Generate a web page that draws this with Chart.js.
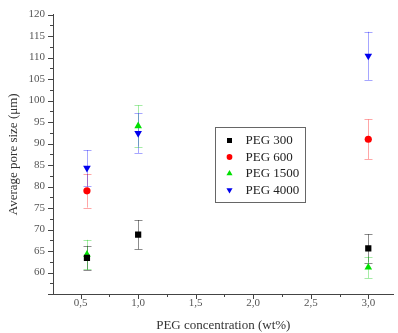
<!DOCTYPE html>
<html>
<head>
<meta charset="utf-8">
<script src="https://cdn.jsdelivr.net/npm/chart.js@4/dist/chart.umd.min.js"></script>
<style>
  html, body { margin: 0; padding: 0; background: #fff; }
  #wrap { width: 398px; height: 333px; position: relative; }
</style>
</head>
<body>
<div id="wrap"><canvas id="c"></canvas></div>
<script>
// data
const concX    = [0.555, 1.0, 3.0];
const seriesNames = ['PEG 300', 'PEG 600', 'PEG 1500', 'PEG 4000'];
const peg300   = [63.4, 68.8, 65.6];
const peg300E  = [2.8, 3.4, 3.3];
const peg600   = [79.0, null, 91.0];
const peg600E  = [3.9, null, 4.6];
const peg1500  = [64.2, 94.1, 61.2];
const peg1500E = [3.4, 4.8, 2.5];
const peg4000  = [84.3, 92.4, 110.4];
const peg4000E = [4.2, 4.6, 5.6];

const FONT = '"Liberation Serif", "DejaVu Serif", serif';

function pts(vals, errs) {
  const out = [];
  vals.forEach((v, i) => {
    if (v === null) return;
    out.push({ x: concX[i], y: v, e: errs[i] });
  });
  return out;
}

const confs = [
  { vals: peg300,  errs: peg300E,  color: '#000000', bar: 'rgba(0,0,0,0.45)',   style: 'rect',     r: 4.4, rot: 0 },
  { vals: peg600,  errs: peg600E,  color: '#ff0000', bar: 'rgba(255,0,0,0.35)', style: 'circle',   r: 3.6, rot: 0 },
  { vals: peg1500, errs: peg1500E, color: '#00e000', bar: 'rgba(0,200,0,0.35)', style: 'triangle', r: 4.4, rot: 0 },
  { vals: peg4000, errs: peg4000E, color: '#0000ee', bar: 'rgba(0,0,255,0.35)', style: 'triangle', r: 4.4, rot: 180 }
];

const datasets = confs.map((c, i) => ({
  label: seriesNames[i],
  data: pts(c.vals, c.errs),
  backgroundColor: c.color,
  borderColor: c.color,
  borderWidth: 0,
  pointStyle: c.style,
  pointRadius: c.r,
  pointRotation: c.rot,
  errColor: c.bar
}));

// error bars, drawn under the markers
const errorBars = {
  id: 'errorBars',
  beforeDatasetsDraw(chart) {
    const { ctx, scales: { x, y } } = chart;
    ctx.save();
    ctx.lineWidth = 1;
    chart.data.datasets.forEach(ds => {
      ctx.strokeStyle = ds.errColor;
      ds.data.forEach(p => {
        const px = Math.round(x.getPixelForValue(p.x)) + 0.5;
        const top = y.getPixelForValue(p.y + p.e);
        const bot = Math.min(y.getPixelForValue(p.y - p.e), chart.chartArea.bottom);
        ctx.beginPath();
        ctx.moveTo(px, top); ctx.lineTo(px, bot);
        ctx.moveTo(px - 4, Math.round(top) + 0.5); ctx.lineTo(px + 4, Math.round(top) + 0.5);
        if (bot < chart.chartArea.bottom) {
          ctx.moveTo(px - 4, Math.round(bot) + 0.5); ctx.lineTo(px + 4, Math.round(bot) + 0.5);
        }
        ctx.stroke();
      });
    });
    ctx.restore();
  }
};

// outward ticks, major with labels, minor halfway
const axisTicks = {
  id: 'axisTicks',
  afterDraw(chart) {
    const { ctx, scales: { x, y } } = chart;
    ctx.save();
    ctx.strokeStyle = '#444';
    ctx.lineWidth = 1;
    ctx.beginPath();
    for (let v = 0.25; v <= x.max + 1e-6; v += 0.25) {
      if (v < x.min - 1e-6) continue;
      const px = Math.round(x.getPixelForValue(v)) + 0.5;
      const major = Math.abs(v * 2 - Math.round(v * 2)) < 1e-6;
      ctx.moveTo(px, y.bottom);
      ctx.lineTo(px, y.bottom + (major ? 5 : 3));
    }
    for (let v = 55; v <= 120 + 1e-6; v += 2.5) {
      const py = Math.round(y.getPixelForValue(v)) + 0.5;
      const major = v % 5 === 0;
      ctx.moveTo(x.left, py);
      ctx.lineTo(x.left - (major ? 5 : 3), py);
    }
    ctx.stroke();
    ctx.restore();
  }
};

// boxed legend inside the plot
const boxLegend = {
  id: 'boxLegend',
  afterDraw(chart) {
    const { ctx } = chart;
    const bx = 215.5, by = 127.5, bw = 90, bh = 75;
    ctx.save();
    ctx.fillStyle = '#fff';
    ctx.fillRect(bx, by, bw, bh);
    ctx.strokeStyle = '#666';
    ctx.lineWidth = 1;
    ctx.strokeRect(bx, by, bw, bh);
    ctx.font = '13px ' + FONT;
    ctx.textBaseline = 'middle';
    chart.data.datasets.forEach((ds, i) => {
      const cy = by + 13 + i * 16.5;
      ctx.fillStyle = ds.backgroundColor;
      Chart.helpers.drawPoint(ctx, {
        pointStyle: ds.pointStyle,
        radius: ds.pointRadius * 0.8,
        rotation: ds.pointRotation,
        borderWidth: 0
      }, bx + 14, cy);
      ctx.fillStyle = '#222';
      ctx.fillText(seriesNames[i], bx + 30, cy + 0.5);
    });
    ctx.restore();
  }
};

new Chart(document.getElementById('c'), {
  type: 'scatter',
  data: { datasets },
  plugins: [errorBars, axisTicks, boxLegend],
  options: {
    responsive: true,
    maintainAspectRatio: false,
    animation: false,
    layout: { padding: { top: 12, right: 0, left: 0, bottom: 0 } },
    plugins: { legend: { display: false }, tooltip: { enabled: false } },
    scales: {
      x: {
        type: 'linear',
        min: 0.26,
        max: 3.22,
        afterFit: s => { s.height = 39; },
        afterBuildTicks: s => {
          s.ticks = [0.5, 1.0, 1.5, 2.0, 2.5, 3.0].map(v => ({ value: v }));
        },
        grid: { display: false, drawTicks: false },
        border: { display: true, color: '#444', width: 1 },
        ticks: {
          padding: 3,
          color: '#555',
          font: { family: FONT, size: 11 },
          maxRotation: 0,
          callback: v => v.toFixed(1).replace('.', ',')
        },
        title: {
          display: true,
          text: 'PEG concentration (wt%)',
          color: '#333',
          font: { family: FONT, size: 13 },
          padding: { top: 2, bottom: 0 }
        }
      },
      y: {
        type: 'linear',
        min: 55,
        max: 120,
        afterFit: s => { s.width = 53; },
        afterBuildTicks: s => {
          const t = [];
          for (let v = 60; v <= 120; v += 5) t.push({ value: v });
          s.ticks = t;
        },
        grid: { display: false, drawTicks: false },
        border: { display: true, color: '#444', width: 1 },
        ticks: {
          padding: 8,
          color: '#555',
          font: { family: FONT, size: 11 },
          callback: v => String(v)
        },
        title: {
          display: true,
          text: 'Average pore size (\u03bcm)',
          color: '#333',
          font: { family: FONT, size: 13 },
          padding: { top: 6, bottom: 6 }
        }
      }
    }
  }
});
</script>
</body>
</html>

- - -

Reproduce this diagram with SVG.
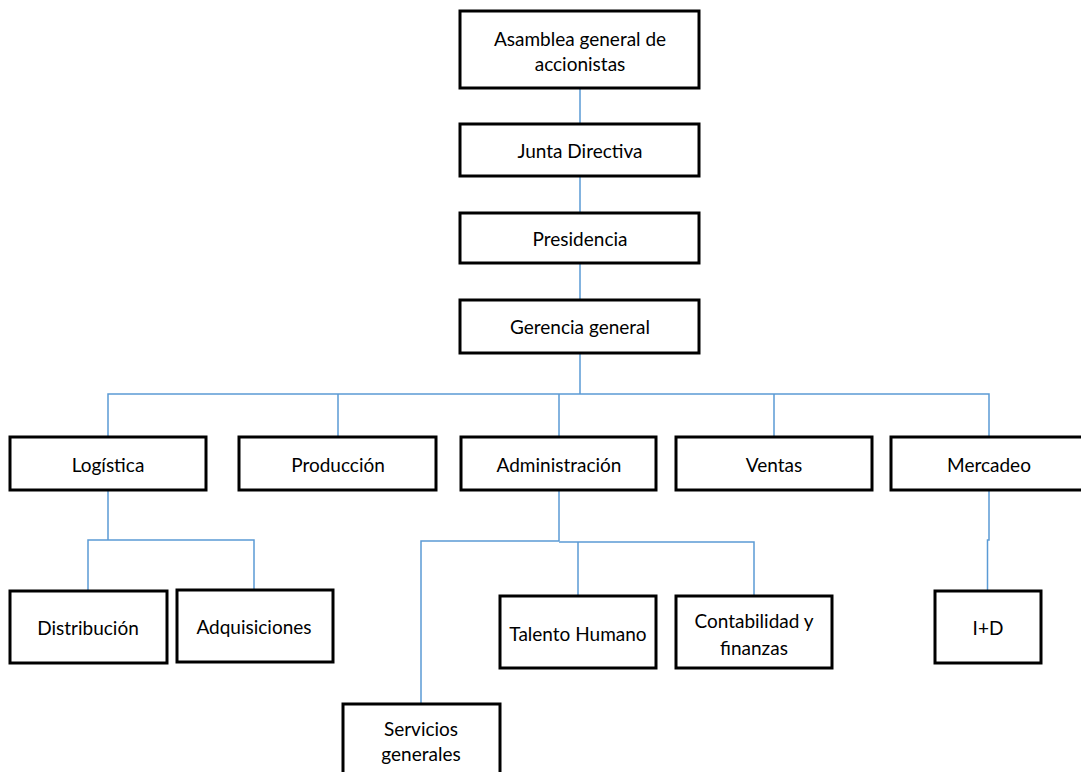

- - -

(TASK DESCRIPTION): Check each line of the data above for the word "this" and say how many lines contain it, giving nothing besides the number.

(WRITTEN SOLUTION): 2